Beberapa kejanggalan yang saya temui atas pernyataan Artijo di berita adalah sebagai berikut:
1.      Sumber informasi berita itu langsung dari Artijo sendiri selaku Ketua Majelis pada tanggal 8 Mei. Sepengetahuan kami, informasi Putusan biasanya ada di website dan disampaikan oleh JuBir MA.
2.      Majelis MA hanya menggunakan Dakwaan JPU sebagai dasar putusan. Sama sekali tidak melihat Fakta Persidangan yang lain, termasuk Tuntutan JPU.
3.      Berkas Perkara diterima di MA pada tanggal 28 Februari 2014. Kemudian diberi nomor Register perkara pada tanggal 23 April 2014, dan diterima oleh saya di rumah pada tanggal 8 Mei 2014. Proses pemeriksaan Kasasi di MA berlangsung sangat cepat.
4.      Hingga siang ini tanggal 9 Mei 2014, di website resmi Mahkamah Agung, di Informasi perkara saya No. 417 K/PID.SUS/2014 masih belum ada Nama2 Hakim Pembaca dan Panitera, Tanggal Putus, dan Amar Putusan.
5.      Putusan dibuat pada tanggal 7 Mei 2014, bertepatan dengan hari ulang tahun saya. Ini bukan sebuah kebetulan.

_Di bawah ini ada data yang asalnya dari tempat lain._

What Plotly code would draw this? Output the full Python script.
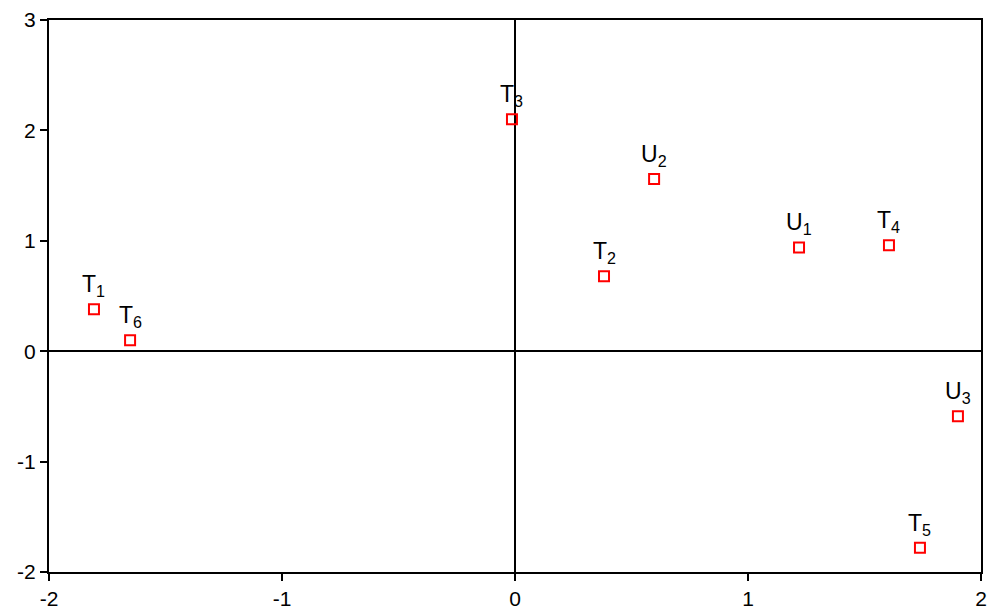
import plotly.graph_objects as go

labels = ["T<sub>1</sub>", "T<sub>6</sub>", "T<sub>3</sub>", "U<sub>2</sub>", "T<sub>2</sub>",
          "U<sub>1</sub>", "T<sub>4</sub>", "U<sub>3</sub>", "T<sub>5</sub>"]
x_vals = [-1.807, -1.652, -0.013, 0.597, 0.382, 1.219, 1.605, 1.901, 1.738]
y_vals = [0.38, 0.10, 2.10, 1.56, 0.68, 0.94, 0.96, -0.59, -1.78]

x_ticks = [-2, -1, 0, 1, 2]
y_ticks = [-2, -1, 0, 1, 2, 3]

FONT = "Liberation Sans, Arial"

fig = go.Figure(go.Scatter(
    x=x_vals, y=y_vals, mode="markers",
    marker=dict(symbol="square-open", size=10, color="red", line=dict(width=2, color="red")),
    cliponaxis=False,
))

for lx, ly, lt in zip(x_vals, y_vals, labels):
    fig.add_annotation(x=lx, y=ly, text=lt, showarrow=False, yanchor="bottom", xanchor="center",
                       yshift=7, font=dict(size=23, color="black", family=FONT))

axis_common = dict(
    showgrid=False, zeroline=True, zerolinecolor="black", zerolinewidth=2,
    showline=True, linecolor="black", linewidth=2, mirror=True,
    ticks="outside", ticklen=7, tickwidth=2, tickcolor="black",
    tickfont=dict(size=21, color="black", family=FONT),
    automargin=False,
)

fig.update_xaxes(range=[-2, 2], tickvals=x_ticks, ticktext=[str(v) for v in x_ticks], **axis_common)
fig.update_yaxes(range=[-2, 3], tickvals=y_ticks, ticktext=[str(v) for v in y_ticks], **axis_common)

fig.update_layout(
    width=993, height=612,
    margin=dict(l=49, r=12, t=20, b=40),
    plot_bgcolor="white", paper_bgcolor="white",
    showlegend=False,
)

fig.write_html("out.html", config={"displayModeBar": False},
               post_script="document.body.style.margin='0';")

Seluruh “pertimbangan” Artijo telah dibuktikan TIDAK BENAR di Pengadilan Tingkat Pertama dengan fakta sbb:
1.      RUPS telah memberikan kewenangan Direksi flexibilitas untuk memilih tipe Pesawat yang menguntungkan Perusahaan.
2.      Penempatan Security Deposit (SD) itu dilakukan di Law Firm Hume di Washington sebagai “custodian” dan tidak boleh diambil sepihak sesuai peraturan di AS.
3.      Sudah ada LOI antara Merpati dan TALG yang menjadi dasar penempatan Security Deposit yang mengikat. LOI ini dianggap sebagai “Perjanjian mengikat”, yang menjadi dasar menagnya gugatan Merpati terhadap TALG  di Pengadilan Washington DC pada tahun 2007.
4.      Circular BOD merupakan keputusan kolektif Direksi Merpati.  Bukan keputusan saya sendiri.
5.      Legal Opinion yang dibuat oleh Biro Hukum menjadi bukti yang tidak relevan oleh Hakim di PN karena tertanggal setelah penempatan SD.
6.      Kedua Warga Negara AS yang telah “menipu” Merpati mengambikl SD itu sedang diadili pengadilan di Washington DC atas tuntutan kejahatan tingkat tinggi.

Pertimbangan Artijo sangat berbeda dengan kesimpulan Pengadilan Negeri, KPK, BPK, Kejaksaaan DATUN, Bareskrim, dan Putusan Pengadilan AS, bahwa saya tidak melakukan pidana di perkara perdata ini.